9 de abril de 2021

cuidado

é tão difícil cuidar.

nem digo da essência do cuidado, digo de tempo para.

o dia, de todos nós, tem vinte e quatro horas. umas oito a gente passa dormindo. um pouco mais, um pouco menos, uns dias mais outros dias nada. de seis a oito trabalhando para ter renda e pagar a casa, a comida, a água, eletricidade,  conexão com o mundo e etcéteras que queiramos meter aí. umas duas horas preparando a comida e comendo. uma hora mais ou menos para questões de higiene pessoal e da casa. na melhor das hipóteses foram dezessete horas nisso. faltou passear o cão, limpar a caixa do gato. faltou fazer compras. faltou fazer alongamento, musculação, corrida, bicicleta. digamos vinte horas. sobram quatro. nestas quatro horas é que podemos cuidar. de nós. dos que vivem conosco. das pessoas que amamos. se vamos conversar (por telefone, que seja) ou mandar uma carta (com notícias e reflexões) já será pelo menos uma hora. se sair pra um café, não será menos de duas horas. um almoço ou um jantar, quatro. o que significa que num dia poderemos cuidar de mais uma, duas ou quatro pessoas, a depender do tipo de atividade escolhida (e possível). cuidar não é aparecer uma vez na vida de alguém. significa uma presença mais constante. de algumas pessoas cuidamos diariamente. de outras, semanalmente. de outras, ainda, uma vez ao mês. há também aquelas que, por mistérios da vida, cuidamos pouquíssimas vezes no ano e mesmo assim se sentem cuidadas. voltando para os cálculos: se no máximo consigo cuidar de quatro pessoas ao dia, na semana serão vinte e oito. para abrir espaço para cuidados ocasionais, vamos reduzir este número para vinte, e teremos oito vãos de cuidados no mês. ou, deixemos quatro cuidados mensais, dois cuidados anuais e dois cuidados esporádicos. por mais matemáticas que façamos, não é possível ter um milhão de amigos e cuidar.

cuidar parece fácil, mas não é. é uma opção. entre mil outras opções que a vida nos oferece. posso assistir um filme ou cuidar de alguém. posso também assistir o filme cuidando. é verdade.

às vezes, por exemplo, cuidamos de algumas pessoas nos sonhos. passamos horas com elas enquanto dormimos, dando um olé naquelas oito horas de sono que tínhamos desconsiderado no início dos cálculos. mas, pensando bem, isso não vale como cuidado porque ainda não conheci ninguém que decidisse o que quer sonhar. ou, pode valer, sim, desde que o sonhador relate ao sonhado, com calma e tempo tudo o que havia no sonho. o cuidado, neste caso, não terá sido o sonho, mas o tempo do relato, de ocupar-se de contar. fazer o outro saber que é lembrado e cuidado.

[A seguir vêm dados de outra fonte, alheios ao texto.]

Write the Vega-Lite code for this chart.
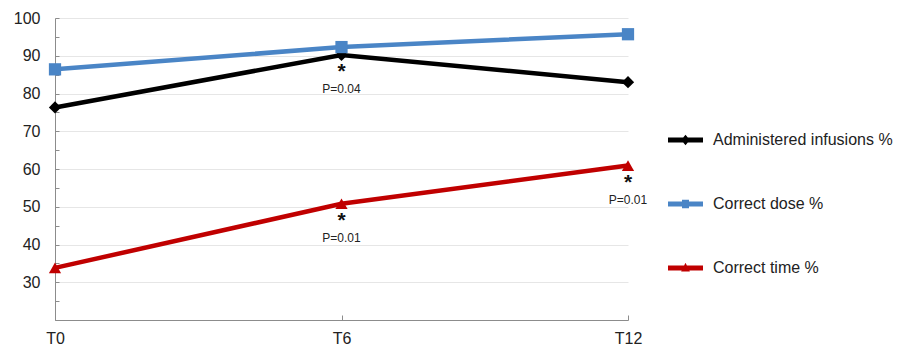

também dos mortos a gente segue cuidando: reviro fotos, pensamentos, conversas. e eles também nos cuidam. não sei como nem sei explicar, mas sei. e isso por enquanto me basta.

meu pai sempre se despedia dizendo: cuide-se. e eu me cuido.

2 comentários:

Indra disse...

Cuidar, gosto. Esse exercício de dividir o dia, as 24 horas que temos, em várias porções para cada ser que temos nas nossas vidas, é um exercício bom, não é? Amei o seu! Eu sou de cuidar também. Dedico boa parte dessas minhas 24 horas ao planejamento de como dividir o amor. Não vejo como 24 horas, mas prefiro dividir por dias, semanas ou até meses. É muita gente querendo amor. E, claro, também temos nós mesmas. O meu tempo é meu maior bem. Às vezes não entendo como tem gente que não consegue separar um tempo para yoga, ou ler, ou simplesmente ver o céu e as estrelas. Pensei, quando li o seu post, no Marcel Proust. O tempo...

v. paulics disse...

indra, querida, o exercício de dividir o dia em horas é mais mental que real. a vida é um fluxo, este rio que somos, juntos. cuidando umas das outras, uns dos outros e da gente mesma. o tempo é tudo (e nada) que a gente tem. que você entre aqui, que leia, que escreva, agradeço este cuidado também.